-- START PROVIDED DATA --

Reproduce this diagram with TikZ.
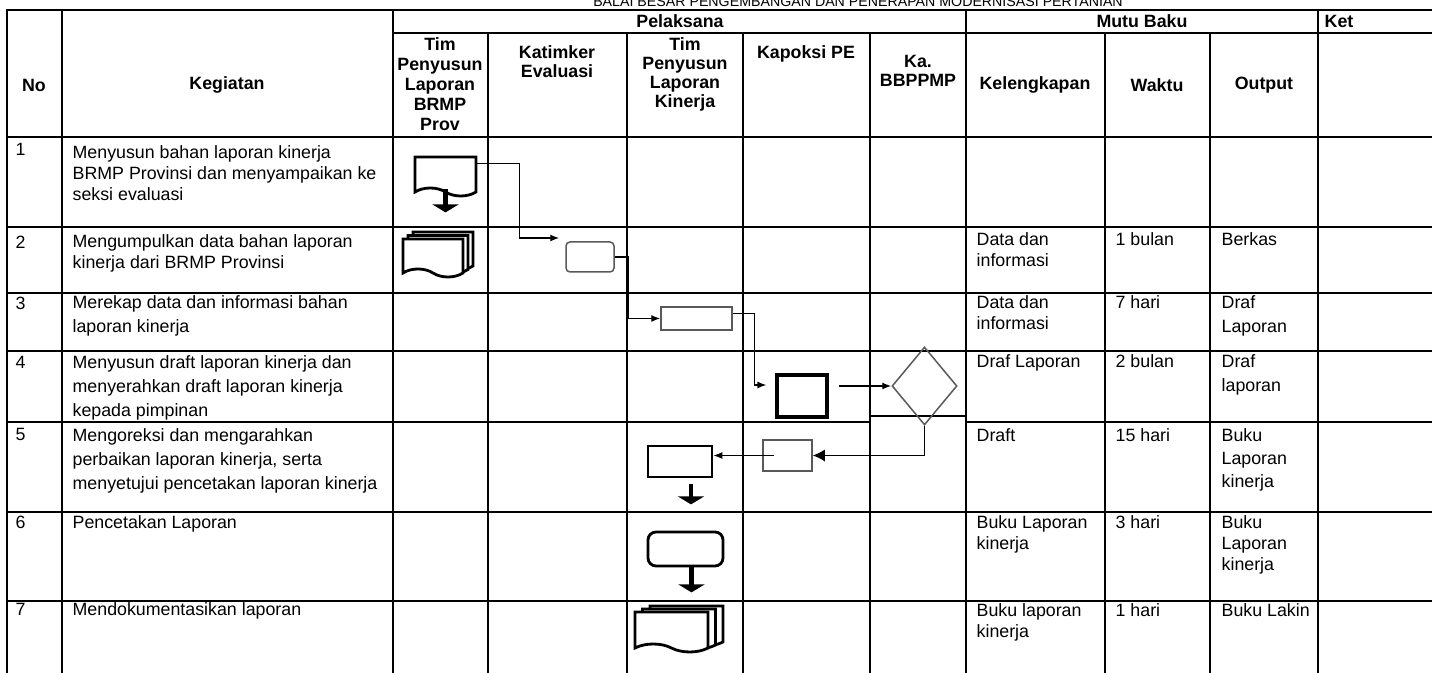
\documentclass[tikz,border=0pt]{standalone}
\usepackage{fontspec}
\setmainfont{Liberation Sans}
\usetikzlibrary{%
  arrows,%
  arrows.meta,%
  shapes,%
  shapes.geometric,% wg. diamond
  shapes.symbols,% wg. tape (dokumen)
  shadows,% wg. copy shadow
  positioning%
}

\begin{document}
\begin{tikzpicture}
  [
  x=0.5pt, y=-0.5pt,
  font=\fontsize{8.9}{10.5}\selectfont, line width=0.65pt, >={Latex[length=4.5pt,width=3.5pt]},
  grid/.style={line width=1pt, draw=black, line cap=rect},
  head/.style={font=\fontsize{8.9}{9.5}\selectfont\bfseries, align=center, inner sep=0pt},
  cell/.style={anchor=north west, align=left, inner sep=0pt},
  widecell/.style={cell, font=\fontsize{8.9}{12}\selectfont},
  doc/.style={tape, tape bend top=none, tape bend bottom=out and in, tape bend height=4pt, draw=black, line width=1.4pt, fill=white, inner sep=0pt},
  docstack/.style={doc, double copy shadow={draw=black, line width=1.4pt, fill=white, #1}},
  proc/.style={rectangle, draw=black!65, line width=0.75pt, inner sep=0pt},
  procb/.style={rectangle, draw=black, line width=1.4pt, inner sep=0pt},
  decide/.style={diamond, draw=black!65, line width=0.75pt, inner sep=0pt},
  bigflow/.style={-{Latex[length=6pt,width=6pt]}},
  down/.style={line width=2.4pt, -{Triangle[width=13pt,length=4pt]}}
  ]
\useasboundingbox (0,0) rectangle (1432,673);

% judul (terpotong di atas)
\node[font=\fontsize{7.1}{8}\selectfont, anchor=base, inner sep=0pt] (judul) at (858,7)
  {BALAI BESAR PENGEMBANGAN DAN PENERAPAN MODERNISASI PERTANIAN};

% garis tabel
\draw[grid] (7,10) -- (1432,10);
\draw[grid] (393,33) -- (1432,33);
\foreach \y in {137,227,293,351,512,601} {
  \draw[grid] (7,\y) -- (1432,\y);
}
\draw[grid] (7,422) -- (870,422);
\draw[grid] (870,416) -- (966,416);
\draw[grid] (966,422) -- (1432,422);
\foreach \x in {7,62,393,966,1318} {
  \draw[grid] (\x,10) -- (\x,673);
}
\foreach \x in {488,627,743,870,1105,1210} {
  \draw[grid] (\x,33) -- (\x,673);
}

% kepala tabel
\node[head] (hno) at (34,85) {No};
\node[head] (hkeg) at (227,85) {Kegiatan};
\node[head] (hpel) at (680,21) {Pelaksana};
\node[head] (hmutu) at (1142,21) {Mutu Baku};
\node[head, anchor=west] (hket) at (1324,21) {Ket};
\node[head, anchor=north, font=\fontsize{8.9}{10}\selectfont\bfseries] (hbrmp) at (440,37) {Tim\\Penyusun\\Laporan\\BRMP\\Prov};
\node[head, anchor=north] (heval) at (557,45) {Katimker\\Evaluasi};
\node[head, anchor=north] (hkin) at (685,37) {Tim\\Penyusun\\Laporan\\Kinerja};
\node[head, anchor=north] (hpe) at (806,45) {Kapoksi PE};
\node[head, anchor=north] (hka) at (918,55) {Ka.\\BBPPMP};
\node[head] (hkel) at (1035,85) {Kelengkapan};
\node[head] (hwak) at (1157,85) {Waktu};
\node[head] (hout) at (1264,85) {Output};

% nomor dan kegiatan
\foreach \n/\y in {1/143,2/235,3/296,4/356,5/428,6/515,7/603} {
  \node[cell] (no\n) at (15,\y) {\n};
}
\node[cell] (k1) at (72,145) {Menyusun bahan laporan kinerja\\BRMP Provinsi dan menyampaikan ke\\seksi evaluasi};
\node[cell] (k2) at (72,234) {Mengumpulkan data bahan laporan\\kinerja dari BRMP Provinsi};
\node[widecell] (k3) at (72,295) {Merekap data dan informasi bahan\\laporan kinerja};
\node[widecell] (k4) at (72,355) {Menyusun draft laporan kinerja dan\\menyerahkan draft laporan kinerja\\kepada pimpinan};
\node[widecell] (k5) at (72,428) {Mengoreksi dan mengarahkan\\perbaikan laporan kinerja, serta\\menyetujui pencetakan laporan kinerja};
\node[cell] (k6) at (72,515) {Pencetakan Laporan};
\node[cell] (k7) at (72,602) {Mendokumentasikan laporan};

% mutu baku
\node[cell] (kel2) at (976,232) {Data dan\\informasi};
\node[cell] (kel3) at (976,295) {Data dan\\informasi};
\node[cell] (kel4) at (976,354) {Draf Laporan};
\node[cell] (kel5) at (976,428) {Draft};
\node[cell] (kel6) at (976,515) {Buku Laporan\\kinerja};
\node[cell] (kel7) at (976,603) {Buku laporan\\kinerja};
\foreach \n/\y/\t in {2/232/1 bulan,3/295/7 hari,4/354/2 bulan,5/428/15 hari,6/515/3 hari,7/603/1 hari} {
  \node[cell] (wak\n) at (1115,\y) {\t};
}
\node[cell] (out2) at (1221,232) {Berkas};
\node[widecell] (out3) at (1221,295) {Draf\\Laporan};
\node[widecell] (out4) at (1221,354) {Draf\\laporan};
\node[cell, font=\fontsize{8.9}{11.5}\selectfont] (out5) at (1221,428) {Buku\\Laporan\\kinerja};
\node[cell] (out6) at (1221,515) {Buku\\Laporan\\kinerja};
\node[cell] (out7) at (1221,603) {Buku Lakin};

% simbol alur
\node[doc, minimum width=30.5pt, minimum height=19.5pt] (d1) at (445.5,172.5) {};
\node[docstack={shadow xshift=2.5pt, shadow yshift=1.75pt}, minimum width=30pt, minimum height=19pt] (d2) at (433,254) {};
\node[proc, rounded corners=2pt, minimum width=24pt, minimum height=15pt] (rr2) at (590,257) {};
\node[proc, minimum width=35.5pt, minimum height=11.5pt] (r3) at (696.5,318.5) {};
\node[procb, line width=1.6pt, minimum width=25pt, minimum height=21pt] (r4) at (802,396) {};
\node[decide, minimum width=32.5pt, minimum height=39pt] (dm) at (924.5,386) {};
\node[proc, minimum width=24.5pt, minimum height=15.5pt] (r5b) at (787.5,455.5) {};
\node[procb, minimum width=32pt, minimum height=15.5pt] (r5a) at (680,461.5) {};
\node[procb, rounded corners=4pt, minimum width=37.5pt, minimum height=17pt] (rr6) at (685.5,549) {};
\node[docstack={shadow xshift=3.75pt, shadow yshift=1.5pt}, minimum width=36.5pt, minimum height=20pt] (d7) at (671.5,628) {};

% panah alur
\draw[->] ([yshift=4.5pt]d1.east) -- ++(42,0) |- ([xshift=-3pt,yshift=9.5pt]rr2.west);
\draw[->] (rr2.east) -- ++(14,0) |- (r3.west);
\draw[->] ([yshift=2.5pt]r3.east) -- ++(22,0) |- ([xshift=-4.5pt,yshift=5.5pt]r4.west);
\draw[->] ([xshift=5pt]r4.east |- dm.west) -- (dm.west);
\draw[bigflow] (dm.south) |- (r5b.east);
\draw[->] ([xshift=6pt]r5b.west) -- (r5b.west -| r5a.east);

\draw[down] (d1.south) -- ++(0,23);
\draw[down] ([xshift=5.5pt,yshift=-3pt]r5a.south) -- ++(0,20);
\draw[down] ([xshift=3pt]rr6.south) -- ++(0,25);
\end{tikzpicture}
\end{document}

-- END PROVIDED DATA --

_WHAT YOU NEED TO DO_
Output all of the data exactly as it stands, minus any images.

_OUTPUT OF THE EXERCISE_
Reproduce this diagram with TikZ.
\documentclass[tikz,border=0pt]{standalone}
\usepackage{fontspec}
\setmainfont{Liberation Sans}
\usetikzlibrary{%
  arrows,%
  arrows.meta,%
  shapes,%
  shapes.geometric,% wg. diamond
  shapes.symbols,% wg. tape (dokumen)
  shadows,% wg. copy shadow
  positioning%
}

\begin{document}
\begin{tikzpicture}
  [
  x=0.5pt, y=-0.5pt,
  font=\fontsize{8.9}{10.5}\selectfont, line width=0.65pt, >={Latex[length=4.5pt,width=3.5pt]},
  grid/.style={line width=1pt, draw=black, line cap=rect},
  head/.style={font=\fontsize{8.9}{9.5}\selectfont\bfseries, align=center, inner sep=0pt},
  cell/.style={anchor=north west, align=left, inner sep=0pt},
  widecell/.style={cell, font=\fontsize{8.9}{12}\selectfont},
  doc/.style={tape, tape bend top=none, tape bend bottom=out and in, tape bend height=4pt, draw=black, line width=1.4pt, fill=white, inner sep=0pt},
  docstack/.style={doc, double copy shadow={draw=black, line width=1.4pt, fill=white, #1}},
  proc/.style={rectangle, draw=black!65, line width=0.75pt, inner sep=0pt},
  procb/.style={rectangle, draw=black, line width=1.4pt, inner sep=0pt},
  decide/.style={diamond, draw=black!65, line width=0.75pt, inner sep=0pt},
  bigflow/.style={-{Latex[length=6pt,width=6pt]}},
  down/.style={line width=2.4pt, -{Triangle[width=13pt,length=4pt]}}
  ]
\useasboundingbox (0,0) rectangle (1432,673);

% judul (terpotong di atas)
\node[font=\fontsize{7.1}{8}\selectfont, anchor=base, inner sep=0pt] (judul) at (858,7)
  {BALAI BESAR PENGEMBANGAN DAN PENERAPAN MODERNISASI PERTANIAN};

% garis tabel
\draw[grid] (7,10) -- (1432,10);
\draw[grid] (393,33) -- (1432,33);
\foreach \y in {137,227,293,351,512,601} {
  \draw[grid] (7,\y) -- (1432,\y);
}
\draw[grid] (7,422) -- (870,422);
\draw[grid] (870,416) -- (966,416);
\draw[grid] (966,422) -- (1432,422);
\foreach \x in {7,62,393,966,1318} {
  \draw[grid] (\x,10) -- (\x,673);
}
\foreach \x in {488,627,743,870,1105,1210} {
  \draw[grid] (\x,33) -- (\x,673);
}

% kepala tabel
\node[head] (hno) at (34,85) {No};
\node[head] (hkeg) at (227,85) {Kegiatan};
\node[head] (hpel) at (680,21) {Pelaksana};
\node[head] (hmutu) at (1142,21) {Mutu Baku};
\node[head, anchor=west] (hket) at (1324,21) {Ket};
\node[head, anchor=north, font=\fontsize{8.9}{10}\selectfont\bfseries] (hbrmp) at (440,37) {Tim\\Penyusun\\Laporan\\BRMP\\Prov};
\node[head, anchor=north] (heval) at (557,45) {Katimker\\Evaluasi};
\node[head, anchor=north] (hkin) at (685,37) {Tim\\Penyusun\\Laporan\\Kinerja};
\node[head, anchor=north] (hpe) at (806,45) {Kapoksi PE};
\node[head, anchor=north] (hka) at (918,55) {Ka.\\BBPPMP};
\node[head] (hkel) at (1035,85) {Kelengkapan};
\node[head] (hwak) at (1157,85) {Waktu};
\node[head] (hout) at (1264,85) {Output};

% nomor dan kegiatan
\foreach \n/\y in {1/143,2/235,3/296,4/356,5/428,6/515,7/603} {
  \node[cell] (no\n) at (15,\y) {\n};
}
\node[cell] (k1) at (72,145) {Menyusun bahan laporan kinerja\\BRMP Provinsi dan menyampaikan ke\\seksi evaluasi};
\node[cell] (k2) at (72,234) {Mengumpulkan data bahan laporan\\kinerja dari BRMP Provinsi};
\node[widecell] (k3) at (72,295) {Merekap data dan informasi bahan\\laporan kinerja};
\node[widecell] (k4) at (72,355) {Menyusun draft laporan kinerja dan\\menyerahkan draft laporan kinerja\\kepada pimpinan};
\node[widecell] (k5) at (72,428) {Mengoreksi dan mengarahkan\\perbaikan laporan kinerja, serta\\menyetujui pencetakan laporan kinerja};
\node[cell] (k6) at (72,515) {Pencetakan Laporan};
\node[cell] (k7) at (72,602) {Mendokumentasikan laporan};

% mutu baku
\node[cell] (kel2) at (976,232) {Data dan\\informasi};
\node[cell] (kel3) at (976,295) {Data dan\\informasi};
\node[cell] (kel4) at (976,354) {Draf Laporan};
\node[cell] (kel5) at (976,428) {Draft};
\node[cell] (kel6) at (976,515) {Buku Laporan\\kinerja};
\node[cell] (kel7) at (976,603) {Buku laporan\\kinerja};
\foreach \n/\y/\t in {2/232/1 bulan,3/295/7 hari,4/354/2 bulan,5/428/15 hari,6/515/3 hari,7/603/1 hari} {
  \node[cell] (wak\n) at (1115,\y) {\t};
}
\node[cell] (out2) at (1221,232) {Berkas};
\node[widecell] (out3) at (1221,295) {Draf\\Laporan};
\node[widecell] (out4) at (1221,354) {Draf\\laporan};
\node[cell, font=\fontsize{8.9}{11.5}\selectfont] (out5) at (1221,428) {Buku\\Laporan\\kinerja};
\node[cell] (out6) at (1221,515) {Buku\\Laporan\\kinerja};
\node[cell] (out7) at (1221,603) {Buku Lakin};

% simbol alur
\node[doc, minimum width=30.5pt, minimum height=19.5pt] (d1) at (445.5,172.5) {};
\node[docstack={shadow xshift=2.5pt, shadow yshift=1.75pt}, minimum width=30pt, minimum height=19pt] (d2) at (433,254) {};
\node[proc, rounded corners=2pt, minimum width=24pt, minimum height=15pt] (rr2) at (590,257) {};
\node[proc, minimum width=35.5pt, minimum height=11.5pt] (r3) at (696.5,318.5) {};
\node[procb, line width=1.6pt, minimum width=25pt, minimum height=21pt] (r4) at (802,396) {};
\node[decide, minimum width=32.5pt, minimum height=39pt] (dm) at (924.5,386) {};
\node[proc, minimum width=24.5pt, minimum height=15.5pt] (r5b) at (787.5,455.5) {};
\node[procb, minimum width=32pt, minimum height=15.5pt] (r5a) at (680,461.5) {};
\node[procb, rounded corners=4pt, minimum width=37.5pt, minimum height=17pt] (rr6) at (685.5,549) {};
\node[docstack={shadow xshift=3.75pt, shadow yshift=1.5pt}, minimum width=36.5pt, minimum height=20pt] (d7) at (671.5,628) {};

% panah alur
\draw[->] ([yshift=4.5pt]d1.east) -- ++(42,0) |- ([xshift=-3pt,yshift=9.5pt]rr2.west);
\draw[->] (rr2.east) -- ++(14,0) |- (r3.west);
\draw[->] ([yshift=2.5pt]r3.east) -- ++(22,0) |- ([xshift=-4.5pt,yshift=5.5pt]r4.west);
\draw[->] ([xshift=5pt]r4.east |- dm.west) -- (dm.west);
\draw[bigflow] (dm.south) |- (r5b.east);
\draw[->] ([xshift=6pt]r5b.west) -- (r5b.west -| r5a.east);

\draw[down] (d1.south) -- ++(0,23);
\draw[down] ([xshift=5.5pt,yshift=-3pt]r5a.south) -- ++(0,20);
\draw[down] ([xshift=3pt]rr6.south) -- ++(0,25);
\end{tikzpicture}
\end{document}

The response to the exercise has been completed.